After upgrading our clusters from ONTAP 9.3P4 to 9.4P3 last week, the node latency data from netapp-harvest in Grafana seems to be unrealistically high (NetApp Dashboard: Cluster -> Highlights -> Latency).

We are using netapp-harvest 1.4.1 without the hotfix, as the link seems to be expired:

https://community.netapp.com/t5/OnCommand-Storage-Management-Software-Discussions/NetApp-Harvest-1-4-1-Hotfix-to-fix-2-bugs/m-p/144160#M26247

We copied cdot-9.3.0.conf to cdot-9.4.0.conf and restarted netapp-harvest's pollers.

On the ONTAP CLI the Latencies of all nodes are constantly within the 100-1500 us range (statistics node show -interval 5 -iterations 50 -max 4), which is much lower than the latencies reported by netapp-harvest.

In the attached picture the Latency increase since the upgrade to 9.4 is clearly visible.

How are these latencies calculated?

There are no entries in the /opt/netapp-harvest/log/*.log file of the cluster, other than NORMAL Poller status messages.

This has been an off-topic discussion in a few other threads, which are marked as solved, which is why I am opening a new one.

Edit: Latencies reported by OCUMs graphs are in line with the values seen on the CLI.

Kind Regards

Joel

jtoaspern · ‎2019-02-25

Looks like Netapp-Harvest 1.4.2 fixed the issue, the node latencies shown in Grafana are "realistic" again.

View solution in original post

suren · ‎2018-11-28

Hi Joel,

Can you please try to access the link now. Its updated.

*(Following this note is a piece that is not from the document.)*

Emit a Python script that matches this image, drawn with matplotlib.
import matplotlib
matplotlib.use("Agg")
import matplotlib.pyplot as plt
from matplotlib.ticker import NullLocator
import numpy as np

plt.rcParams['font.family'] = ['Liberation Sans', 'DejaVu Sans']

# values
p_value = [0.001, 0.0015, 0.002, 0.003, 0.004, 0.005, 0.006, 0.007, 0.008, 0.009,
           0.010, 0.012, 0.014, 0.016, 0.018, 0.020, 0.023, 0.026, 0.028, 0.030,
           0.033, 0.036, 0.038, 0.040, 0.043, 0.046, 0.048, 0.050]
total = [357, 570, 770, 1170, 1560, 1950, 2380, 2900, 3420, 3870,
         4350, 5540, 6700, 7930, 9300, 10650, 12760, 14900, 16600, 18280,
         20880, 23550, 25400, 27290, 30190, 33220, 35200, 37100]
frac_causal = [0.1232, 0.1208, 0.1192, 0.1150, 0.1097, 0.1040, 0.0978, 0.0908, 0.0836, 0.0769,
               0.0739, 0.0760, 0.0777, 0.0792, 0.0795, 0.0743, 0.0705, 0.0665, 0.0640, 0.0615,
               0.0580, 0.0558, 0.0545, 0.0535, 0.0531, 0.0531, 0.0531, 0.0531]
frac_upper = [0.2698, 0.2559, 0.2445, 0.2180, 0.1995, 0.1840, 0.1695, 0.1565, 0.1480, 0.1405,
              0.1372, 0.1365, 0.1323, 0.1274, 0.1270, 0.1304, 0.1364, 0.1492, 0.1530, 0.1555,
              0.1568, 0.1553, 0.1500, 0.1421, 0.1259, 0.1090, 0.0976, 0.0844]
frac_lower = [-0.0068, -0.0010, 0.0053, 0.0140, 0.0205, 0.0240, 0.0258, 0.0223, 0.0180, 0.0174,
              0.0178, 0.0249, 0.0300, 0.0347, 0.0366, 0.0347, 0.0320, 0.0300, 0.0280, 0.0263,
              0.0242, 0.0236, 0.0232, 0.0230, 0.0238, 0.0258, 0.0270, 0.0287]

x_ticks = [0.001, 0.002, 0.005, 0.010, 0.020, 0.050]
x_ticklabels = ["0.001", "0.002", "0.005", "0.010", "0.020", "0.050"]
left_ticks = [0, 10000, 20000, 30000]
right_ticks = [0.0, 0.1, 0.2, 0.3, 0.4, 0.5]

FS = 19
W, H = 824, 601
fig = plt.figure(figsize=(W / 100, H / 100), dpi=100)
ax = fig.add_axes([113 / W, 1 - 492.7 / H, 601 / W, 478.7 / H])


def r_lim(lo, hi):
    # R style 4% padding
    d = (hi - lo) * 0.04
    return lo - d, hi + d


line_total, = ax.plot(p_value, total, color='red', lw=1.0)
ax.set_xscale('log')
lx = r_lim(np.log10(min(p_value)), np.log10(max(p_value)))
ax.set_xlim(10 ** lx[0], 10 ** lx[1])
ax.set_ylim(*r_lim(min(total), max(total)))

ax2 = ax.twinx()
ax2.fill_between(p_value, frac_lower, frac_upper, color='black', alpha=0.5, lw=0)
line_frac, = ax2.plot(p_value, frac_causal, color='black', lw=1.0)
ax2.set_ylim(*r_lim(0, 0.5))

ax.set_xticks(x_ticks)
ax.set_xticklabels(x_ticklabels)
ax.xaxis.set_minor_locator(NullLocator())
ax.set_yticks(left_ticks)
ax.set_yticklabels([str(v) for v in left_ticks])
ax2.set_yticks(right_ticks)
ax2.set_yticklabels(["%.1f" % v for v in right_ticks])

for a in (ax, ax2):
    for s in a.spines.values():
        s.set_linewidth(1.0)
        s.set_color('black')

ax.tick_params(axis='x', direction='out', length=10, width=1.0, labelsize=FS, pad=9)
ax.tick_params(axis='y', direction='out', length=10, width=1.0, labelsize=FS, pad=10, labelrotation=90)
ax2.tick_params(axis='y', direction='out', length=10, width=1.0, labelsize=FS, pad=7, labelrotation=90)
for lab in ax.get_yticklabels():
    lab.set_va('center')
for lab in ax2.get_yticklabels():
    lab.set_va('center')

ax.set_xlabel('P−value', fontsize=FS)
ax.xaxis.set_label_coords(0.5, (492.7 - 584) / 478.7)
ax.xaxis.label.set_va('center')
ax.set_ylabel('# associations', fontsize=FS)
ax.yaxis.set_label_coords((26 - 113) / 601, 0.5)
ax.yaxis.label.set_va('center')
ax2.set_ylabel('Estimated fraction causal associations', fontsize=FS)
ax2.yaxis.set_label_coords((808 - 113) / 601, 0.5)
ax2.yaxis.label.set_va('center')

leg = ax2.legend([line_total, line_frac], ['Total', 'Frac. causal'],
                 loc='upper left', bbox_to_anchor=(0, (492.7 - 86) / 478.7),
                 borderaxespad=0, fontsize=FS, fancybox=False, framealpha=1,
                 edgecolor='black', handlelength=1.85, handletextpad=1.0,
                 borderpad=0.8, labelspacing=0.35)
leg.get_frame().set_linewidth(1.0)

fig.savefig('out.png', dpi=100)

https://community.netapp.com/t5/OnCommand-Storage-Management-Software-Discussions/NetApp-Harvest-1-4-1-Hotfix-to-fix-2-bugs/m-p/144160#M26247

Thanks & Regards,

Surendra

jtoaspern · ‎2018-11-29

Hi Surendra,

thanks for reuploading the hotfix. I applied it earlier today, but it seems to not have affected the node latency statistics in any way.

There is a distinct pattern in the latency spikes, every 5 minutes it goes up (10-30ms), while staying at relatively calm 0-2 ms between those spikes. 0-2ms would be in line with the data seen with "statistics node show -iterations 50". I kept a close eye on the statistics shown on the CLI, no pattern visible there, continuously 0.3-1.5 ms on all nodes.

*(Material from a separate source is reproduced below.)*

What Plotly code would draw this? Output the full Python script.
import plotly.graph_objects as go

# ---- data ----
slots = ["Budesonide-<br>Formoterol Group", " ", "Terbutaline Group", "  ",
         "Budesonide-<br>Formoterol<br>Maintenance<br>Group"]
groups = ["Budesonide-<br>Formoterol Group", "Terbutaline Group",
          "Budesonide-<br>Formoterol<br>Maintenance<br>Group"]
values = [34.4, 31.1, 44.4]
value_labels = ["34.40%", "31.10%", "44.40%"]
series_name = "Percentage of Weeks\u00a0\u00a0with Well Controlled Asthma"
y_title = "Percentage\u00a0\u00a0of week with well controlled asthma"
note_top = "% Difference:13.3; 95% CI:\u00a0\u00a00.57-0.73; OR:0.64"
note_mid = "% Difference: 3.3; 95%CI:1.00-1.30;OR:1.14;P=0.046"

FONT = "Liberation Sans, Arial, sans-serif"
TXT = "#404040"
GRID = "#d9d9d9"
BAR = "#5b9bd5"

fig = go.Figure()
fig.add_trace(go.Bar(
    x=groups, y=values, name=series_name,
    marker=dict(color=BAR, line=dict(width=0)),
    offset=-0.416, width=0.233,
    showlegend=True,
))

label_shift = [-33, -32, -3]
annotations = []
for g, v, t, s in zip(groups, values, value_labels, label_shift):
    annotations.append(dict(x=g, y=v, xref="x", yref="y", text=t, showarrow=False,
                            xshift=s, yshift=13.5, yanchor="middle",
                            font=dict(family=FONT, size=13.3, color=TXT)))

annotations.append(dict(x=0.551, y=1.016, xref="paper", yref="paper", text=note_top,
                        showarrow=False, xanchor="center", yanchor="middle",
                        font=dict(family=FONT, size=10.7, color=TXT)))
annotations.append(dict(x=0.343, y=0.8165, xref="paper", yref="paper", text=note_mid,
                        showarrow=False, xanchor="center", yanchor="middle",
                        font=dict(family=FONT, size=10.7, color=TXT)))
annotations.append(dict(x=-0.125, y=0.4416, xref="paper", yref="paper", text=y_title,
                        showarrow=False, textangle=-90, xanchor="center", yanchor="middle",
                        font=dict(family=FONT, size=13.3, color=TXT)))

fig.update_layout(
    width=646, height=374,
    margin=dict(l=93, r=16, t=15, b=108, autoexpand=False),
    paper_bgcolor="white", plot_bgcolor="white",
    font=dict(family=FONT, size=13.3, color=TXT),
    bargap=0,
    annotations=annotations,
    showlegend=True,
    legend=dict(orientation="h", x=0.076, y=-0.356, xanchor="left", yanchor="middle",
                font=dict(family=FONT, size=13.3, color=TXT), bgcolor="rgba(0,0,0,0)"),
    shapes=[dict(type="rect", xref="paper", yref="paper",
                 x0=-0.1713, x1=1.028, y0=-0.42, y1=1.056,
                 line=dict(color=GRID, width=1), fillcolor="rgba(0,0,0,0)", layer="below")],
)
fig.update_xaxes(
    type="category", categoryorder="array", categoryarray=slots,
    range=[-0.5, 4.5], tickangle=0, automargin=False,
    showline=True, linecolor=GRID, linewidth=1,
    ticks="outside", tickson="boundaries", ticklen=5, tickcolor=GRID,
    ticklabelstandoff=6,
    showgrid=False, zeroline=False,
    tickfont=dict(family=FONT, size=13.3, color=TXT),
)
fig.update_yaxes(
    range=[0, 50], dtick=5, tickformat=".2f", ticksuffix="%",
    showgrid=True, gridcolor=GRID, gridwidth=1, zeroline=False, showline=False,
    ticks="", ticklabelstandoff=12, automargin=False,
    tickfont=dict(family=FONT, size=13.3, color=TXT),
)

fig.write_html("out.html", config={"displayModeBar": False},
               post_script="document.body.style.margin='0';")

The Latency graphs under "Dashboard: Node", which show read/write/other for a single node are pretty close to the CLI and OCUM statistics, only occasionally showing dips into the >4ms range.

I attached a screenshot relevant to the matter.

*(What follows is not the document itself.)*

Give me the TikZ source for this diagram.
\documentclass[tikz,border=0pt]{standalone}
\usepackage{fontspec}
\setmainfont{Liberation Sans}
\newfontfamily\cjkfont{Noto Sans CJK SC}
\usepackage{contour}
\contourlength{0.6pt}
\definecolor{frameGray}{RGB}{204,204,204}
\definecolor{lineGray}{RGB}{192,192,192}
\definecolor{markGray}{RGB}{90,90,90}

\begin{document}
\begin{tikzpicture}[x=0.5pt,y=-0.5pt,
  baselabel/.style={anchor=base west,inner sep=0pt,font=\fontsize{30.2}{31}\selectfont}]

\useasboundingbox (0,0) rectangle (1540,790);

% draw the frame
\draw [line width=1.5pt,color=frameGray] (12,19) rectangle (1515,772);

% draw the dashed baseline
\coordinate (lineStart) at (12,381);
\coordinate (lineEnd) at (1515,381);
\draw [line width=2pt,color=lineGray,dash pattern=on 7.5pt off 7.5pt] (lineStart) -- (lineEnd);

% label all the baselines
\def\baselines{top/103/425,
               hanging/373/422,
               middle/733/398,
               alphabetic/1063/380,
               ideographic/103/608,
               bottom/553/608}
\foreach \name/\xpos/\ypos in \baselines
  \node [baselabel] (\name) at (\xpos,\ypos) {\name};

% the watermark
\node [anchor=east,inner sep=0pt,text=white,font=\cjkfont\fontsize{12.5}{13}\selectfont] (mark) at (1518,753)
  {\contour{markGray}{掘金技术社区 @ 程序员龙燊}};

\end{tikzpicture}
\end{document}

The spikes may be an indicator to some other factor not yet considered here.

Please note that this does not have any actual negative impact on our production, the behaviour since our 9.3->9.4 update just seems odd.

Regards

Joel

jtoaspern · ‎2019-02-25

Looks like Netapp-Harvest 1.4.2 fixed the issue, the node latencies shown in Grafana are "realistic" again.